A new shock/discontinuity detector

Abstract

A new effective shock/discontinuity detector has been developed in this work. The detector has two steps. The first step is to check the ratio of the truncation errors on the coarse and fine grids, and the second step is to check the local ratio of the left- and right-hand slopes. The currently popular shock/discontinuity detectors such as Harten's, Jameson's and WENO can detect shock, but mistake high-frequency waves and critical points as shock and then damp the physically important high-frequency waves. Preliminary results show that the new shock/discontinuity detector is very delicate and can detect all shocks including strong, weak and oblique shocks or discontinuity in function and first-, second- and third-order derivatives without artificial case-related constants, but never mistake high-frequency waves and critical points or expansion waves as shock. This will overcome the bottleneck problem with numerical simulation for the shock–boundary layer interaction, shock–acoustic interaction, image process, porous media flow, multiple phase flow, detonation wave, and anywhere the high-frequency waves are important, but discontinuity exists and is mixed with high-frequency waves. After detecting the shock, we can then use one-side high-order scheme for shocks and high-order central compact scheme for the smooth parts if the shock is appropriately located.
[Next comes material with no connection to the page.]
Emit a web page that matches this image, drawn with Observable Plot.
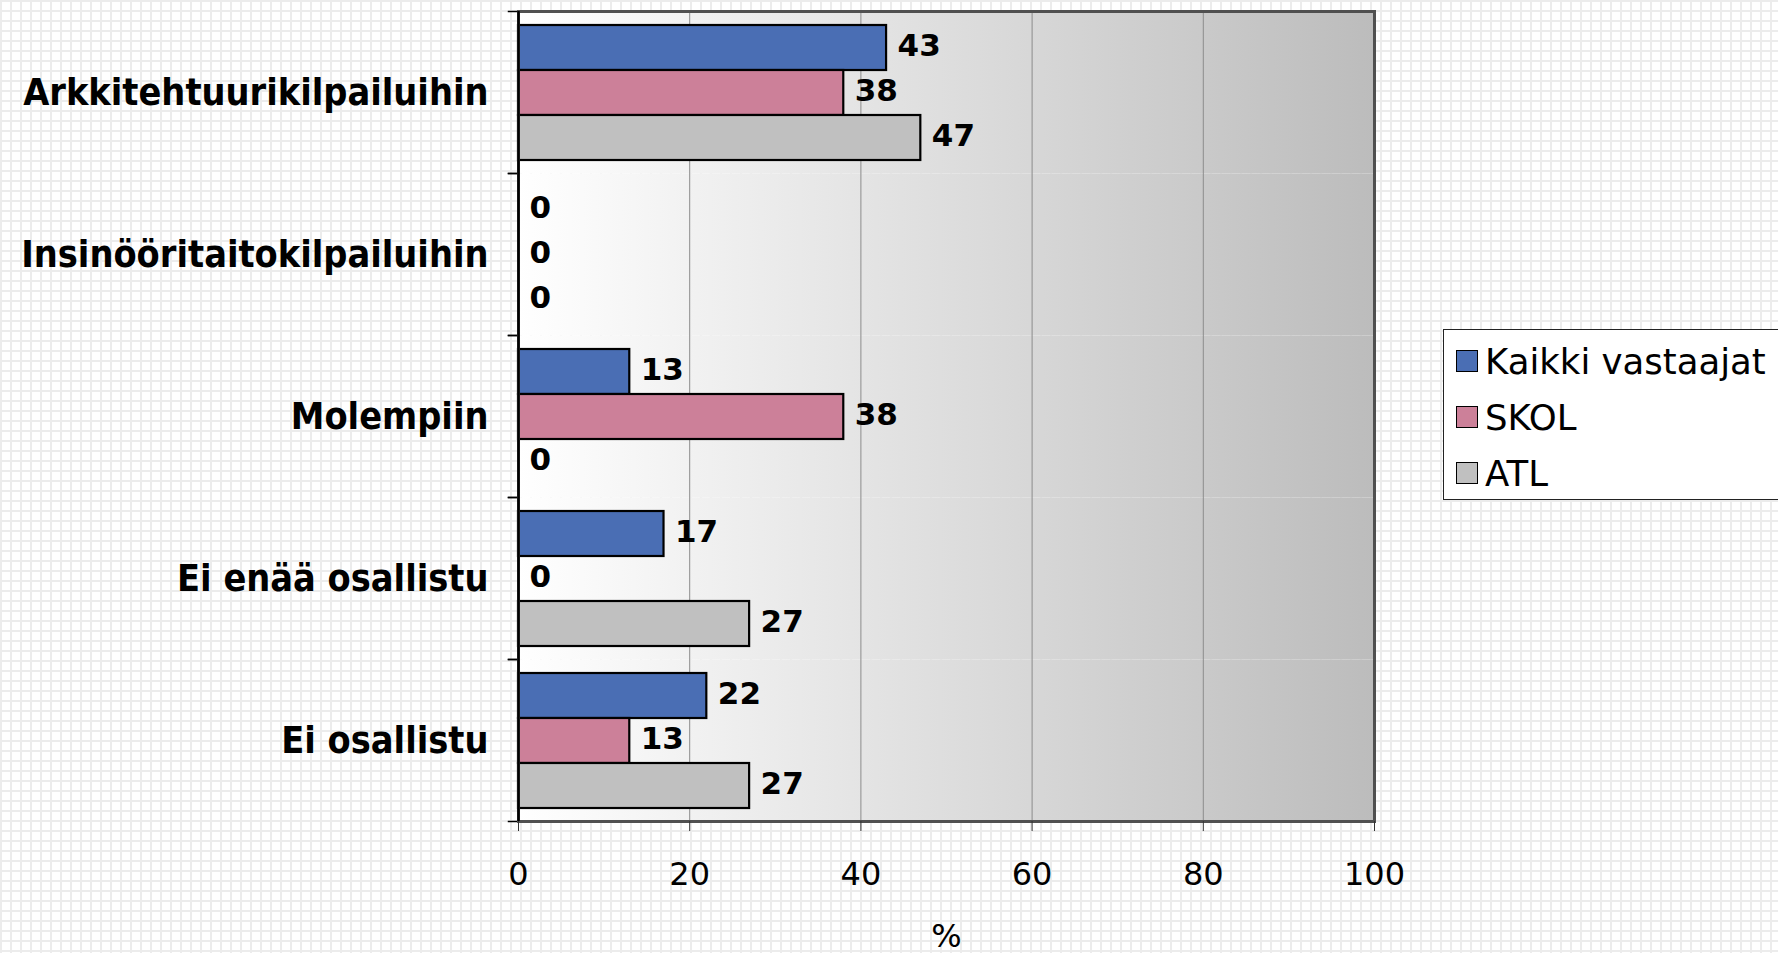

Then a high-order universal subroutine for the finite difference method is developed, which can be used for any finite difference code for accurate numerical derivatives.

Keywords:

• shock
• discontinuity
• detector
• turbulence
• sound wave

2000 AMS Subject Classification:

• 76L05

Acknowledgements

This work was supported by the US AFOSR Grant FA9550-05-1-0136 supervised by Dr Fariba Fahroo and the US AFOSR Grant FA9550-08-1-0201 supervised by Dr John Schmisseur and Air Force VA Summer Faculty Research Program supervised by Dr Datta.Gaitonde.